-- Raw records --
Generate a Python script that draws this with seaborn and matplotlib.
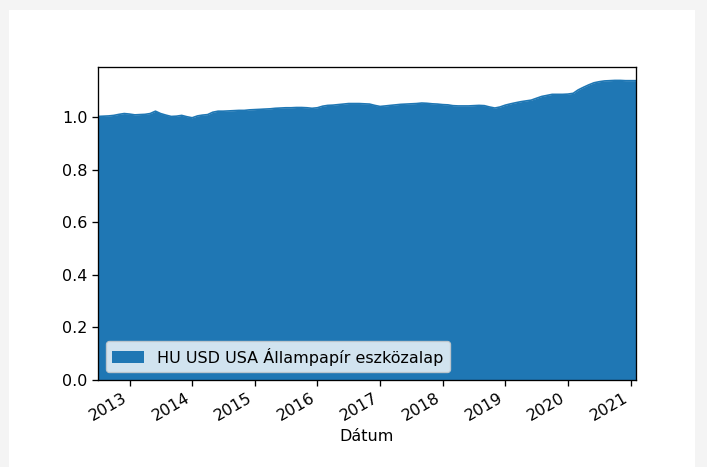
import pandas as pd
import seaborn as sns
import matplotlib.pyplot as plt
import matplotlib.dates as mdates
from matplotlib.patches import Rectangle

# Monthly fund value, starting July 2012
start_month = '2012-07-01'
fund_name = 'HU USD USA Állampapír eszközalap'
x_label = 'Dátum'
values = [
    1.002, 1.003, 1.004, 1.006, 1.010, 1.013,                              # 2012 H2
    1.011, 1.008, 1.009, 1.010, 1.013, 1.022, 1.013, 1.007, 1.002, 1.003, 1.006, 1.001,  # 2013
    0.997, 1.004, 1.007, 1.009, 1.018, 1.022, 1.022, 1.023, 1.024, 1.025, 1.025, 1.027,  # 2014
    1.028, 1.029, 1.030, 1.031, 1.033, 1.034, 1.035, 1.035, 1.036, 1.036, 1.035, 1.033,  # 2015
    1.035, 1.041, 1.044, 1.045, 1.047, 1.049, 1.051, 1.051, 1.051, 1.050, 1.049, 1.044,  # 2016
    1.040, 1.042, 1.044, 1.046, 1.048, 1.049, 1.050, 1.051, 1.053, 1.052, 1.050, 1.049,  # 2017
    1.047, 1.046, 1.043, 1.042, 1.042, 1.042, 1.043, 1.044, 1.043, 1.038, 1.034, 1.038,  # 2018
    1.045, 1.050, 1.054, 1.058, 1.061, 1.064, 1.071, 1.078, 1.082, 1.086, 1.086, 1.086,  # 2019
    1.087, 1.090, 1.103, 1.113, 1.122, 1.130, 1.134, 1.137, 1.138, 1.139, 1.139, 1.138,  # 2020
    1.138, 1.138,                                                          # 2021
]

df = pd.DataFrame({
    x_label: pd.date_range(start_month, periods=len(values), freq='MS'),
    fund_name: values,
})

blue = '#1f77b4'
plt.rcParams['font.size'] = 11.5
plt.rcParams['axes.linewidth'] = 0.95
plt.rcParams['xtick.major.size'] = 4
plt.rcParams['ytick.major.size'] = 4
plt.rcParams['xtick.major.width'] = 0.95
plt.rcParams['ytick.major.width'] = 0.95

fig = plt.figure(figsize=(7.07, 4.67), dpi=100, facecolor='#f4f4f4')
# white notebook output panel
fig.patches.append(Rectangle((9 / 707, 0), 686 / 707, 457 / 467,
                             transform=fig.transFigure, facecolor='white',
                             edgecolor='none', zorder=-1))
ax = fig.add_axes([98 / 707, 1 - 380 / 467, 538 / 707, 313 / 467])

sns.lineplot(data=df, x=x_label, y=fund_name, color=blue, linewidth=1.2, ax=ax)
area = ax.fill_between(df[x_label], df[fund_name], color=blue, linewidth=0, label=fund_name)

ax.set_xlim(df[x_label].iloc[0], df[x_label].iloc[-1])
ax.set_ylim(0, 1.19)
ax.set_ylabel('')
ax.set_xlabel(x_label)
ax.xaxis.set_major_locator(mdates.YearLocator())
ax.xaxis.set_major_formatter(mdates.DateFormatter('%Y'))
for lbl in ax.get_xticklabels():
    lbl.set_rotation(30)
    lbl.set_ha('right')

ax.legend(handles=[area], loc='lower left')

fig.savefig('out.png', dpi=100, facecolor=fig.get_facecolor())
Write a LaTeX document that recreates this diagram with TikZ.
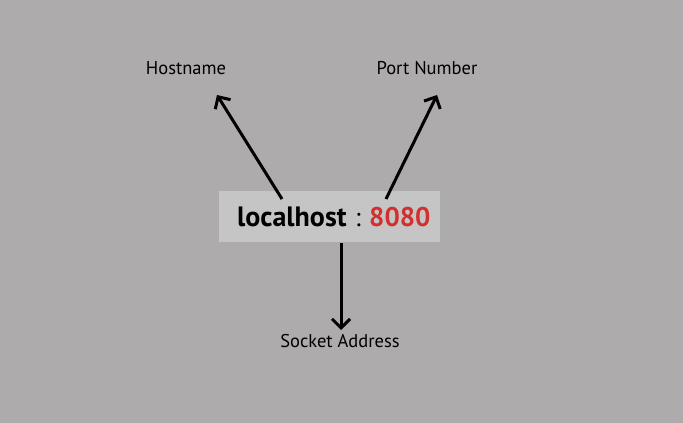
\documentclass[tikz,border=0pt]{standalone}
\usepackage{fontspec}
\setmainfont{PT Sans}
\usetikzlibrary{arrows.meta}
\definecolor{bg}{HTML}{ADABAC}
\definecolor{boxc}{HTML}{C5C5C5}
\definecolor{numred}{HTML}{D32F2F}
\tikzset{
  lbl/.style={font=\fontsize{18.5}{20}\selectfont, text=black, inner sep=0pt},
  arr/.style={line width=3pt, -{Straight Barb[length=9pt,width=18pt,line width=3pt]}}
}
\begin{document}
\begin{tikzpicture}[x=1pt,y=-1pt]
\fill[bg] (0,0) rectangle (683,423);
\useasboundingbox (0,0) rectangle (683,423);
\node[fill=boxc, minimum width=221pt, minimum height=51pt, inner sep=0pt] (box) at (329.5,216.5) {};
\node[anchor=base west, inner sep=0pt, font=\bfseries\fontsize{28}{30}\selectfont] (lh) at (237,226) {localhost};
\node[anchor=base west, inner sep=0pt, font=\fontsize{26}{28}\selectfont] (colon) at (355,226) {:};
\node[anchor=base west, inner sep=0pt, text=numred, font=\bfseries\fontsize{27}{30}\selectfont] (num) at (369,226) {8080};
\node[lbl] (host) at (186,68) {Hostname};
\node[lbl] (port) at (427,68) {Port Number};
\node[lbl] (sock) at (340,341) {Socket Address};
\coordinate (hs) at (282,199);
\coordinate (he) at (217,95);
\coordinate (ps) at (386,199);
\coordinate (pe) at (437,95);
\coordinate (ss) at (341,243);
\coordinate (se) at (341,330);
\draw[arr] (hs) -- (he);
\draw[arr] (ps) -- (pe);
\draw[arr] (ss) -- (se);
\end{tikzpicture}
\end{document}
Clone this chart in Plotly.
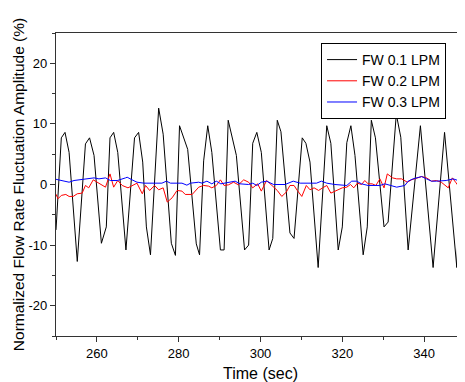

-- Required task --
In the records above, find the line containing "from matplotlib.patches import Rectangle" and output every line from the first through that one, exactly, omitting pictures.

-- Exercise response --
Generate a Python script that draws this with seaborn and matplotlib.
import pandas as pd
import seaborn as sns
import matplotlib.pyplot as plt
import matplotlib.dates as mdates
from matplotlib.patches import Rectangle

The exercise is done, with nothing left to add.